Changes to Song Dragons
The first two versions of song dragons are much the same, referred to only as weredragons and without their association with music or gods of any kind. It was 3e which gave the name ‘song dragons’, and associated them with music. Their secondary forms, breath weapon, and general preference for humanoid civilization over other dragons have all remained the same from the very start.
They were absent in 4e and 5e, until the 5th edition release Fizban’s Treasury of Dragons claimed that all rumors of them are “…almost certainly copper, silver, or other metallic dragons…”. This seems to state that they do not, and never have, existed in current lore.
Using Song Dragons in Your Campaign
Despite the fact that they have been seemingly removed from lore, Song Dragons aren’t that difficult to include in campaigns, even sticking to official sources.
For one thing, the addendum in Fizban’s Treasury of Dragons doesn’t make a lot of sense. Song Dragons aren’t actually terribly likely to be mistaken for either a copper or silver dragon in their bestial form - their body type and coloring are respectively similar to each type, rather than matching to a single one, and their breath weapon matches neither. Plus, there are enough self-pronounced song dragon characters in the Forgotten Realms to make their actual nonexistence fairly unlikely.

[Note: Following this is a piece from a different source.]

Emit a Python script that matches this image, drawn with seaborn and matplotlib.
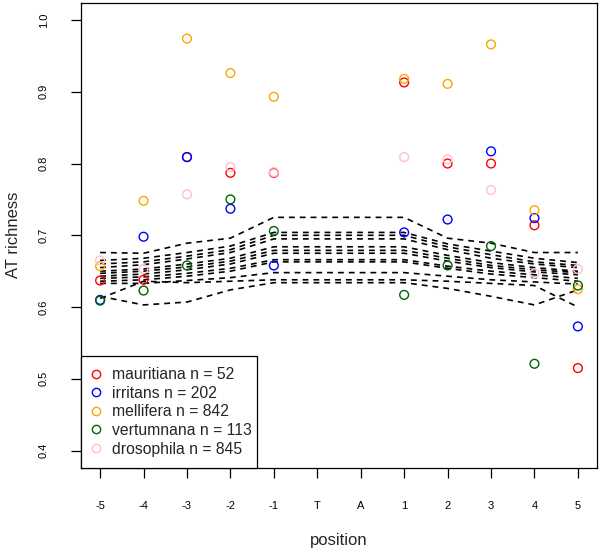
import pandas as pd
import numpy as np
import matplotlib
matplotlib.use('Agg')
import matplotlib.pyplot as plt
from matplotlib.lines import Line2D
import seaborn as sns

# posições no eixo x
pos_labels = ['-5', '-4', '-3', '-2', '-1', 'T', 'A', '1', '2', '3', '4', '5']
pt_labels = ['-5', '-4', '-3', '-2', '-1', '1', '2', '3', '4', '5']

# riqueza AT por espécie
mauritiana = [0.637, 0.638, 0.809, 0.787, 0.787, 0.913, 0.800, 0.800, 0.714, 0.515]
irritans = [0.610, 0.698, 0.809, 0.737, 0.658, 0.704, 0.722, 0.817, 0.724, 0.573]
mellifera = [0.657, 0.748, 0.974, 0.926, 0.893, 0.918, 0.911, 0.966, 0.735, 0.625]
vertumnana = [0.609, 0.623, 0.658, 0.750, 0.706, 0.617, 0.658, 0.685, 0.521, 0.630]
drosophila = [0.665, 0.653, 0.757, 0.795, 0.788, 0.809, 0.806, 0.763, 0.647, 0.653]

species = ['mauritiana n = 52', 'irritans n = 202', 'mellifera n = 842',
           'vertumnana n = 113', 'drosophila n = 845']
colors = ['red', 'blue', 'orange', 'darkgreen', 'pink']

# linhas tracejadas (distribuição nula)
null_lines = [
    [0.676, 0.675, 0.689, 0.696, 0.725, 0.725, 0.725, 0.725, 0.696, 0.689, 0.676, 0.676],
    [0.665, 0.668, 0.676, 0.685, 0.704, 0.704, 0.704, 0.704, 0.688, 0.678, 0.668, 0.662],
    [0.660, 0.663, 0.671, 0.680, 0.700, 0.700, 0.700, 0.700, 0.684, 0.673, 0.663, 0.658],
    [0.655, 0.659, 0.667, 0.676, 0.695, 0.695, 0.695, 0.695, 0.680, 0.668, 0.660, 0.655],
    [0.650, 0.653, 0.660, 0.668, 0.684, 0.684, 0.684, 0.684, 0.672, 0.662, 0.655, 0.650],
    [0.647, 0.650, 0.656, 0.664, 0.679, 0.679, 0.679, 0.679, 0.668, 0.658, 0.652, 0.648],
    [0.643, 0.646, 0.652, 0.660, 0.675, 0.675, 0.675, 0.675, 0.664, 0.655, 0.649, 0.645],
    [0.640, 0.642, 0.647, 0.654, 0.666, 0.666, 0.666, 0.666, 0.657, 0.650, 0.645, 0.640],
    [0.636, 0.638, 0.643, 0.650, 0.663, 0.663, 0.663, 0.663, 0.654, 0.646, 0.641, 0.636],
    [0.633, 0.633, 0.637, 0.641, 0.648, 0.648, 0.648, 0.648, 0.643, 0.638, 0.635, 0.632],
    [0.612, 0.636, 0.634, 0.636, 0.638, 0.638, 0.638, 0.638, 0.636, 0.633, 0.630, 0.600],
    [0.615, 0.603, 0.607, 0.624, 0.634, 0.634, 0.634, 0.634, 0.626, 0.615, 0.603, 0.624],
]

sns.set_style('white')
plt.rcParams['font.family'] = ['Liberation Sans', 'DejaVu Sans']

xmap = {lab: i + 1 for i, lab in enumerate(pos_labels)}

lines_df = pd.DataFrame([
    {'line': k, 'pos': xmap[lab], 'value': v}
    for k, vals in enumerate(null_lines)
    for lab, v in zip(pos_labels, vals)
])

series = [mauritiana, irritans, mellifera, vertumnana, drosophila]
pts_df = pd.DataFrame([
    {'species': sp, 'pos': xmap[lab], 'value': v}
    for sp, vals in zip(species, series)
    for lab, v in zip(pt_labels, vals)
])

fig = plt.figure(figsize=(6, 5.53), dpi=100)
ax = fig.add_axes([0.135, 0.154, 0.86, 0.841])

sns.lineplot(data=lines_df, x='pos', y='value', units='line', estimator=None,
             color='black', linestyle=(0, (3.5, 3)), linewidth=1.2, ax=ax, legend=False)

for sp, col in zip(species, colors):
    sns.scatterplot(data=pts_df[pts_df['species'] == sp], x='pos', y='value',
                    color=col, s=40, ax=ax, legend=False, zorder=3)
    coll = ax.collections[-1]
    coll.set_edgecolors(col)
    coll.set_facecolors('none')
    coll.set_linewidths(1.0)

ax.set_xlim(0.56, 12.44)
ax.set_ylim(0.376, 1.024)
ax.set_xticks(range(1, 13))
ax.set_xticklabels(pos_labels)
ax.set_yticks([0.4, 0.5, 0.6, 0.7, 0.8, 0.9, 1.0])
ax.set_yticklabels(['0.4', '0.5', '0.6', '0.7', '0.8', '0.9', '1.0'], rotation=90, va='center')
ax.tick_params(axis='both', direction='out', length=7, width=0.9, colors='black',
               labelsize=8, left=True, bottom=True)
ax.tick_params(axis='x', pad=17)
ax.tick_params(axis='y', pad=16)
for sp_ in ax.spines.values():
    sp_.set_color('black')
    sp_.set_linewidth(0.9)

ax.set_xlabel('position', fontsize=12, labelpad=16)
ax.set_ylabel('AT richness', fontsize=12, labelpad=13)

handles = [Line2D([], [], marker='o', linestyle='', markerfacecolor='none',
                  markeredgecolor=c, markersize=6, markeredgewidth=1.0) for c in colors]
leg = ax.legend(handles, species, loc='lower left', bbox_to_anchor=(0, 0, 0.341, 0.241),
                mode='expand', borderaxespad=0, fontsize=11.3, frameon=True, fancybox=False,
                labelspacing=0.23, borderpad=0.72, handlelength=0.5, handletextpad=0.75)
leg.get_frame().set_edgecolor('black')
leg.get_frame().set_linewidth(0.9)
leg.get_frame().set_alpha(1)

plt.savefig('out.png', dpi=100)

So why would 5e characters think otherwise? How can you align current canon with past lore, if you aren’t willing to simply ignore parts? It’s simple: Fizban is lying. Fizban’s Treasury, like many recent sourcebooks, is written from the perspective of the character Fizban – a mortal form of the draconic god Bahamut. And it certainly doesn’t look good for the patron god of dragons to have a bunch of dragons – those with a great affinity and affection for humans – running around refusing to serve him, but serving other humanoid gods. And since very few humans actually know about song dragons, why not simply tell them that they’re copper or silver, who do serve him?
Song Dragon Encounters
Here are a few quest and encounter ideas using song dragons:
- A Beautiful Benefactor: A group of Harpers asks the party for a favor – they need the use of a particular magical item, which is in the collection of a wealthy lady in Waterdeep. She’s lent them similar items in the past, but has been known to ask for strange things in return. She might ask the party for a song, a famous instrument, or maybe a worthy performance in exchange.
- Love Advice: A young man hires the party for “love advice”. His employer, by the name of Lord Olo, has fallen in love with a beautiful maiden in the city, and wants help planning a romantic gesture. Whatever the party decides on, they’re certainly in for trouble when it comes out that “Lord Olo” is actually the blue dragon Olothantor, trying to court one of Faerun’s Song Dragons.
- Trouble at Treble Manor: A local kingdom asks the party to solve a murder! The local lord was recently wed to a mysterious and beautiful lady who appeared almost out of nowhere to seduce and marry him. Within a year, the lord was dead under mysterious circumstances, with reports of strange magic in the night. Will they discover that the lord was secretly an evil mage, slain intentionally by his song dragon bride? And if they do, what will they do about it?